Good Friday last week brought satisfaction to a team from the Virac local government as it successfully released to the wild 79 Hawksbill sea turtle hatchlings, the first for the critically endangered species in the capital town.
Japhet Caranza, Municipal Environment and Natural Resources Officer-designate, and agricultural technologist Abraham Tablizo picked up the hatchlings one by one from an aluminum basin in the morning of April 8, 2023 in a coastal village and gently laid them on the sandy beach.

The hatchlings crawled briskly to the sea and disappeared into the shallow water, to which the females would come back three to five years later to lay eggs like their mother.
“This is the first time for Virac to release Hawksbill sea turtle hatchlings as majority of those released in the past were those of Green sea turtles,” Caranza said.
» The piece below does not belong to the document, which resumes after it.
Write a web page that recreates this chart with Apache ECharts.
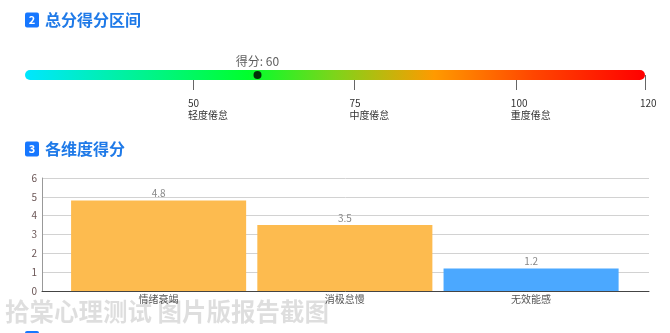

The local government began its effort to preserve and conserve sea turtles in 2016 during the first term in office of Mayor Samuel Laynes, who allotted an annual budget for the program starting that year.
He disclosed that the 83 eggs were laid by a female Hawksbill on the beach on Jan. 31, 2023 and hatched on April 8, with two hatchlings already dead and two eggs were stale or failed to hatch.
Joint personnel of the MENRO led by Caranza and the Municipal Agriculture Office, headed by municipal agriculturist Jimma Tadoy, are in charge of record-keeping and documentation of the sea turtle egg laying and hatchling release, relishing their first time to have an actual footage of the critically endangered sea turtle species.
They are likewise closely guarding three more clutches of sea turtle eggs, one of which is scheduled to hatch in the last week of April.

Hawksbill sea turtles (Eretmochelys imbricata) are carnivores that live in the sea from 30 to 50 years and grow to a size of 24 to 45 inches long, weighing between 100 to 150 pounds (45 to 70 kilograms).
Their carapace, or upper shell, is heart-shaped while they are young and it elongates as they mature. The serrated carapace is strikingly colored, making them particularly attractive in the tortoiseshell trade in the world and prized among humans since the time of ancient Egypt.
The International Union for Conservation of Nature estimates that millions of hawksbills have been killed within the last hundred years for the tortoiseshell trade although the legal international hawksbill shell trade officially ended 20 years ago.
The hawksbill turtle’s name comes from its tapered head, which ends in a sharp point resembling a bird’s beak. Distinguishing it from other sea turtles is a pair of claws adorning each flipper, with male hawksbills having longer claws, thicker tails, and somewhat brighter coloring than females.
Found throughout the tropical waters of the Atlantic, Pacific, and Indian Oceans, Hawksbill sea turtles avoid deep waters, preferring coastlines where the sponges they like to feed on are abundant, and sandy nesting sites are within reach.
The highly migratory reptiles are omnivorous but will also eat mollusks, marine algae, crustaceans, sea urchins, fish, and jellyfish. They help maintain a healthy coral reef ecosystem
While their hard shells protect them from many predators, they still fall prey to large fish, sharks, crocodiles, octopuses, and humans.
Like others of their kind, hawksbills make long migrations, moving from feeding sites to nesting grounds, with females returning to the beaches where they were born to nest every two to five years.
They emerge from the sea usually at night, dig a pit in the sand where they lay 130 to 160 eggs and then cover it before leaving and returning back to the sea.
The eggs hatch in about 60 days, with the hatchlings facing the most dangerous time of their lives as crabs and birds try to snatch them for food during the brief scamper to the safety of the sea.
Fortunately, there were no such predators during the Virac hatchlings’ run to the sea last April 8 under the watchful eye of their human caretakers.